NRA has history of promoting gun rights outside U.S.

  • FILE - In this Sept. 15, 2010 file photo, an employee looks through the scope of long gun at a gun store in Calgary, Alberta, Canada. When Canada first sought to restrict gun access in the 1990s, the National Rifle Association threatened a boycott by U.S. hunters spending tourism dollars in the country. (Jeff McIntosh/The Canadian Press via AP) Jeff McIntosh

  • FILE - In this Oct. 22, 2005 file photo, people walk past graffiti in Rio de Janeiro, Brazil, a day before a vote to ban the sale of firearms and ammunition to civilians. Backed by the Roman Catholic church and other powerful forces in the country, one poll a month before the referendum put support at 73 percent. The U.S.-based National Rifle Association worked with activists in Brazil to help defeat it. (AP Photo/Renzo Gostoli, File) RENZO GOSTOLI

  • FILE - In this Wednesday, Oct. 4, 2017 file photo, a salesperson checks rifles in a gun shop display in Sydney, Australia. A documentary aired in March 2019 by Al Jazeera reported officials with Australia's far-right One Nation party met with two National Rifle Association representatives and other gun-rights advocates seeking money to undermine Australian gun laws. (AP Photo/Rick Rycroft) Rick Rycroft

  • FILE - In this Oct. 21, 2002 file photo, National Rifle Association President Charlton Heston holds up a rifle as he addresses gun owners during a "get-out-the-vote" rally in Manchester, N.H. While American gun-rights are enshrined in the U.S. Constitution - something that doesn't translate to most countries around the world - the NRA's track record of aggressively shaping the debate has nevertheless turned it into the go-to group for other gun-rights activists outside the U.S. (AP Photo/Jim Cole, File) Jim Cole

Associated Press
Published: 4/14/2019 8:15:22 PM

The recent revelation that National Rifle Association representatives had met with Australian politicians to discuss talking points after a mass shooting generated outrage from various politicians.
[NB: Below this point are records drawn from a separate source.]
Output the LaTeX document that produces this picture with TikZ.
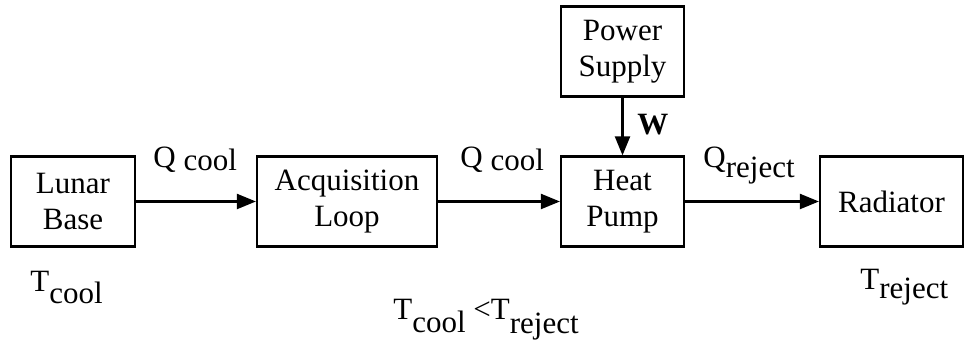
\documentclass[tikz,border=0pt]{standalone}
\usepackage{fontspec}
\setmainfont{Liberation Serif}
\usetikzlibrary{arrows.meta}

\newcommand{\lowered}[2][2pt]{\raisebox{-#1}{#2}}

\begin{document}
\begin{tikzpicture}[x=0.5pt,y=-0.5pt,
  blk/.style={draw, line width=1.1pt, inner sep=0pt, minimum height=45pt, align=center,
    font=\fontsize{15.5}{18}\selectfont},
  lbl/.style={anchor=base west, inner sep=0pt, font=\fontsize{15.5}{18}\selectfont},
  flow/.style={line width=1.1pt, -{Triangle[length=9.5pt,width=7.5pt]}}]
\useasboundingbox (0,0) rectangle (964,346);

% Boxes
\node[blk, minimum width=62pt] (base) at (73,201.5) {Lunar\\Base};
\node[blk, minimum width=90pt] (acq) at (347,201.5) {Acquisition\\Loop};
\node[blk, minimum width=61.5pt] (pump) at (622.5,201.5) {Heat\\Pump};
\node[blk, minimum width=61.5pt] (power) at (622.5,51.5) {Power\\Supply};
\node[blk, minimum width=71.5pt] (rad) at (891.5,201.5) {Radiator};

% Flows
\draw[flow] (base) -- (acq);
\draw[flow] (acq) -- (pump);
\draw[flow] (pump) -- (rad);
\draw[flow] (power) -- (pump);

% Labels
\node[lbl] (qbase) at (153,168) {Q\ \lowered[1.2pt]{cool}};
\node[lbl] (qacq) at (460,168) {Q\ \lowered[1.2pt]{cool}};
\node[lbl] (work) at (637,135) {\textbf{W}};
\node[lbl] (qrej) at (703,168) {Q\lowered[5pt]{reject}};
\node[lbl] (tcool) at (30,292) {T\lowered[6pt]{cool}};
\node[lbl] (trej) at (860,290) {T\lowered[4.5pt]{reject}};
\node[lbl] (tineq) at (393,320) {T\lowered[6.5pt]{cool} {<}T\lowered[7pt]{reject}};

\end{tikzpicture}
\end{document}
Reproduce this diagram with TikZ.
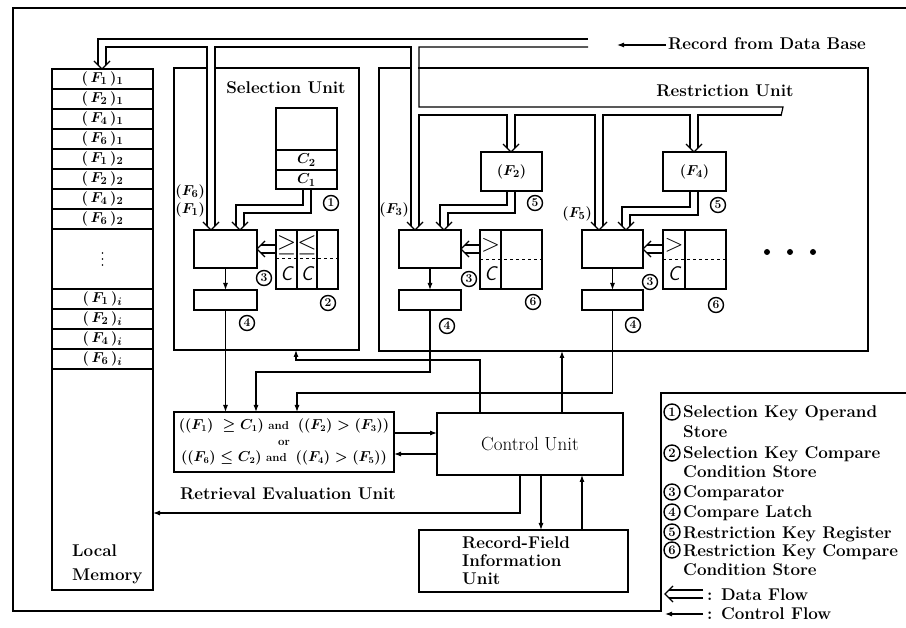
\documentclass[tikz,border=0pt]{standalone}
\usepackage{amsmath,amssymb}
\usetikzlibrary{arrows.meta}
\newcommand\bx[6][]{\node[bxs,#1,anchor=north west,minimum width={(#4-#2)*1pt},minimum height={(#5-#3)*1pt}] (#6) at (#2,#3) {};}
\newcommand\dvd[3]{\draw[bus] ({#1-4},{#3-8}) -- ({(#1+#2)/2},{#3}) -- ({#2+4},{#3-8});}
\newcommand\dvl[3]{\draw[bus] ({#3+8},{#1-4}) -- ({#3},{(#1+#2)/2}) -- ({#3+8},{#2+4});}
\begin{document}
\begin{tikzpicture}[x=1pt,y=-1pt,
 bxs/.style={draw,line width=1.6pt,inner sep=0pt,outer sep=0pt},
 unitbox/.style={draw,line width=1.3pt,inner sep=0pt,outer sep=0pt},
 bus/.style={line width=1.2pt},
 cell/.style={line width=1.3pt},
 ctl/.style={line width=1.1pt,-{Latex[length=7pt,width=5pt]}},
 cnum/.style={circle,draw,line width=1.4pt,inner sep=0pt,minimum size=15pt,font=\fontsize{12}{12}\selectfont\bfseries},
 lcnum/.style={cnum,minimum size=16pt,font=\fontsize{13}{13}\selectfont\bfseries},
 lbl/.style={font=\fontsize{17}{20}\selectfont\bfseries,inner sep=0pt},
 mlbl/.style={font=\fontsize{15}{17}\selectfont\boldmath,inner sep=0pt},
 sym/.style={font=\fontsize{25}{25}\selectfont,inner sep=0pt},
 csym/.style={font=\fontsize{20}{20}\selectfont\sffamily\itshape,inner sep=0pt},
]
\useasboundingbox (0,0) rectangle (906,628);
% outer frame
\draw[line width=1.4pt] (906,8) -- (13,8) -- (13,611) -- (661,611) -- (661,393) -- (906,393);

% local memory
\bx{52}{69}{153}{590}{mem}
\foreach \y in {89,109,129,149,169,189,209,229,289,309,329,349,369} \draw[cell] (52,\y) -- (153,\y);
\node[mlbl] at (102.5,79) {$(\,F_1\,)_1$};
\node[mlbl] at (102.5,99) {$(\,F_2\,)_1$};
\node[mlbl] at (102.5,119) {$(\,F_4\,)_1$};
\node[mlbl] at (102.5,139) {$(\,F_6\,)_1$};
\node[mlbl] at (102.5,159) {$(\,F_1\,)_2$};
\node[mlbl] at (102.5,179) {$(\,F_2\,)_2$};
\node[mlbl] at (102.5,199) {$(\,F_4\,)_2$};
\node[mlbl] at (102.5,219) {$(\,F_6\,)_2$};
\foreach \y in {253,259,265} \fill (102.5,\y) circle (0.9pt);
\node[mlbl] at (102.5,299) {$(\,F_1\,)_i$};
\node[mlbl] at (102.5,319) {$(\,F_2\,)_i$};
\node[mlbl] at (102.5,339) {$(\,F_4\,)_i$};
\node[mlbl] at (102.5,359) {$(\,F_6\,)_i$};
\node[lbl,anchor=base west] at (72,557) {Local};
\node[lbl,anchor=base west] at (72,580) {Memory};

% selection unit
\bx[unitbox]{174}{68}{359}{350}{selu}
\node[lbl,anchor=base] at (286,94) {Selection Unit};
\bx{276}{108}{337}{189}{ops}
\draw[cell] (276,150) -- (337,150) (276,170) -- (337,170);
\node[mlbl] at (306.5,160) {$C_2$};
\node[mlbl] at (306.5,180) {$C_1$};
\bx{194}{230}{257}{268}{scmp}
\bx{194}{290}{257}{310}{slat}
\bx{276}{230}{338}{289}{scnd}
\draw[cell] (297,230) -- (297,289) (317,230) -- (317,289);
\draw[line width=1pt,dashed] (276,259) -- (338,259);
\node[sym] at (286.5,245) {$\geq$};
\node[sym] at (307,245) {$\leq$};
\node[csym] at (286.5,274) {C};
\node[csym] at (307,274) {C};
\node[mlbl,anchor=east] at (205,192) {$(F_6)$};
\node[mlbl,anchor=east] at (205,210) {$(F_1)$};
\node[cnum] at (331,203) {1};
\node[cnum] at (328,303) {2};
\node[cnum] at (264,278) {3};
\node[cnum] at (247,323) {4};

% restriction unit
\bx[unitbox]{379}{68}{868}{351}{resu}
\node[lbl,anchor=base] at (725,97) {Restriction Unit};
\bx{481}{152}{542}{191}{rf2}
\node[mlbl] at (rf2) {$(F_2)$};
\bx{663}{152}{726}{191}{rf4}
\node[mlbl] at (rf4) {$(F_4)$};
\bx{399}{230}{461}{268}{rcmp1}
\bx{399}{290}{461}{310}{rlat1}
\bx{480}{230}{542}{289}{rcnd1}
\draw[cell] (501,230) -- (501,289);
\draw[line width=1pt,dashed] (480,260) -- (542,260);
\node[sym] at (490.5,245) {$>$};
\node[csym] at (490.5,274) {C};
\bx{582}{230}{643}{268}{rcmp2}
\bx{582}{290}{643}{310}{rlat2}
\bx{663}{230}{726}{289}{rcnd2}
\draw[cell] (685,230) -- (685,289);
\draw[line width=1pt,dashed] (663,260) -- (726,260);
\node[sym] at (674,245) {$>$};
\node[csym] at (674,274) {C};
\foreach \x in {767,790,813} \fill (\x,252) circle (3pt);
\node[mlbl,anchor=east] at (409,210) {$(F_3)$};
\node[mlbl,anchor=east] at (592,214) {$(F_5)$};
\node[cnum] at (535,203) {5};
\node[cnum] at (533,302) {6};
\node[cnum] at (469,279) {3};
\node[cnum] at (447,326) {4};
\node[cnum] at (718,205) {5};
\node[cnum] at (716,305) {6};
\node[cnum] at (650,282) {3};
\node[cnum] at (633,325) {4};

% masks where the bus enters the unit frames
\fill[white] (207.6,60) rectangle (214.4,76);
\fill[white] (411.6,60) rectangle (418.4,76);

% record from data base
\node[lbl,anchor=base west] at (668,50) {Record from Data Base};
\draw[ctl] (666,45) -- (617,45);

% data buses
\draw[bus] (98,65) -- (98,39) -- (588,39);
\draw[bus] (106,65) -- (106,47) -- (207,47) -- (207,226);
\draw[bus] (215,226) -- (215,47) -- (411,47) -- (411,226);
\draw[bus] (588,47) -- (419,47) -- (419,107) -- (783,107) -- (781,116);
\draw[bus] (419,226) -- (419,115) -- (507,115) -- (507,148);
\draw[bus] (515,148) -- (515,115) -- (595,115) -- (595,226);
\draw[bus] (603,226) -- (603,115) -- (690,115) -- (690,148);
\draw[bus] (698,148) -- (698,115) -- (781,115);
\dvd{98}{106}{69}
\dvd{207}{215}{230}
\dvd{411}{419}{230}
\dvd{507}{515}{152}
\dvd{595}{603}{230}
\dvd{690}{698}{152}
\draw[bus] (303,189) -- (303,205) -- (236,205) -- (236,226);
\draw[bus] (311,189) -- (311,213) -- (244,213) -- (244,226);
\dvd{236}{244}{230}
\draw[bus] (507,191) -- (507,205) -- (440,205) -- (440,226);
\draw[bus] (515,191) -- (515,213) -- (448,213) -- (448,226);
\dvd{440}{448}{230}
\draw[bus] (690,191) -- (690,207) -- (622,207) -- (622,226);
\draw[bus] (698,191) -- (698,215) -- (630,215) -- (630,226);
\dvd{622}{630}{230}
\draw[bus] (276,245) -- (261,245) (276,253) -- (261,253);
\dvl{245}{253}{257}
\draw[bus] (480,245) -- (465,245) (480,253) -- (465,253);
\dvl{245}{253}{461}
\draw[bus] (663,245) -- (647,245) (663,253) -- (647,253);
\dvl{245}{253}{643}

% lower units
\bx{174}{412}{394}{472}{reu}
\node[font=\fontsize{13.5}{16}\selectfont\boldmath,align=center,inner sep=0pt] at (reu) {$((F_1)\;\geq C_1)$ {\fontsize{11.5}{12}\selectfont\textbf{and}}\ \ $((F_2) > (F_3))$\\ {\fontsize{11.5}{12}\selectfont\textbf{or}}\\ $((F_6)\leq C_2)$ {\fontsize{11.5}{12}\selectfont\textbf{and}}\ \ $((F_4) > (F_5))$};
\node[lbl,anchor=base] at (288,500) {Retrieval Evaluation Unit};
\bx{437}{413}{623}{475}{cu}
\node[font=\fontsize{19}{19}\selectfont,inner sep=0pt] at (cu) {Control Unit};
\bx{419}{530}{628}{592}{rfiu}
\node[lbl,anchor=north west,align=left,font=\fontsize{17}{18}\selectfont\bfseries] at (462,537) {Record-Field\\Information\\Unit};

% control flow
\draw[ctl] (scmp.south) -- (slat.north);
\draw[ctl] (rcmp1.south) -- (rlat1.north);
\draw[ctl] (rcmp2.south) -- (rlat2.north);
\draw[ctl] (slat.south) -- (slat.south |- reu.north);
\draw[ctl] (rlat1.south) -- (430,372) -- (256,372) -- (256,412);
\draw[ctl] (rlat2.south) -- (612.5,393) -- (297,393) -- (297,412);
\draw[ctl] (480,413) -- (480,360) -- (296,360) -- (296,350);
\draw[ctl] (562,413) -- (562,351);
\draw[ctl] (394,433) -- (437,433);
\draw[ctl] (437,454) -- (394,454);
\draw[ctl] (520,475) -- (520,513) -- (153,513);
\draw[ctl] (541,475) -- (541,530);
\draw[ctl] (582,530) -- (582,475);

% legend
\node[lcnum] at (672,412) {1};
\node[lcnum] at (672,453) {2};
\node[lcnum] at (672,492) {3};
\node[lcnum] at (672,512) {4};
\node[lcnum] at (672,532) {5};
\node[lcnum] at (672,550) {6};
\node[lbl,anchor=base west] at (683,418) {Selection Key Operand};
\node[lbl,anchor=base west] at (683,438) {Store};
\node[lbl,anchor=base west] at (683,459) {Selection Key Compare};
\node[lbl,anchor=base west] at (683,478) {Condition Store};
\node[lbl,anchor=base west] at (683,498) {Comparator};
\node[lbl,anchor=base west] at (683,518) {Compare Latch};
\node[lbl,anchor=base west] at (683,538) {Restriction Key Register};
\node[lbl,anchor=base west] at (683,556) {Restriction Key Compare};
\node[lbl,anchor=base west] at (683,576) {Condition Store};
\draw[bus] (703,590) -- (669,590) (703,598) -- (669,598);
\dvl{590}{598}{665}
\node[lbl,anchor=base west] at (707,600) {: Data Flow};
\draw[ctl] (703,614) -- (665,614);
\node[lbl,anchor=base west] at (707,619) {: Control Flow};
\end{tikzpicture}
\end{document}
The reality is that the NRA has been exerting its influence on gun debates outside the U.S. for a number of years, exporting its firebrand rhetoric and belief that more guns will lead to less crime.

The lobbying group has sought sway at the United Nations to make it easier to sell American guns overseas and has on more than one occasion guided gun-rights groups in Brazil, Canada, Australia and elsewhere. It advised gun activists in Russia, entanglements that in recent years made the NRA vulnerable to allegations it allowed alleged Russian operatives to use the organization to influence American politics.

While American gun rights are enshrined in the U.S. Constitution – something that doesn’t translate to most countries around the world – the group’s track record of aggressively shaping the debate has nevertheless turned it into the go-to group for other gun-rights activists outside the U.S.

There are several reasons why the NRA doesn’t confine itself to the U.S.

For one, it’s helpful to American gun makers if other countries make it easier for citizens to buy and possess firearms, opening up new markets. And when other countries ease restrictions, it helps bolster one of the NRA’s most prominent messages.

“They can make the argument, you know, ‘Look, other nations don’t like stricter gun laws either,’ because one of the debate points that has hurt the NRA is that pretty much every other democratic nation has stricter gun laws than us and lower gun ownership,” said Robert J. Spitzer, chairman of political science at the State University of New York at Cortland and a longtime watcher of the NRA.

A documentary aired last month by Al Jazeera reported officials with Australia’s far-right One Nation party met with two NRA representatives and other gun-rights advocates seeking money to undermine Australian gun laws. During the meeting, captured on video by an undercover journalist posing as a gun lobbyist, they ask the NRA officials for advice on how to respond after a mass shooting. They’re told to start with silence and then if it persists, to go on the offensive.

The NRA said it met with the Australians but did not provide any of the requested money sought at the meeting.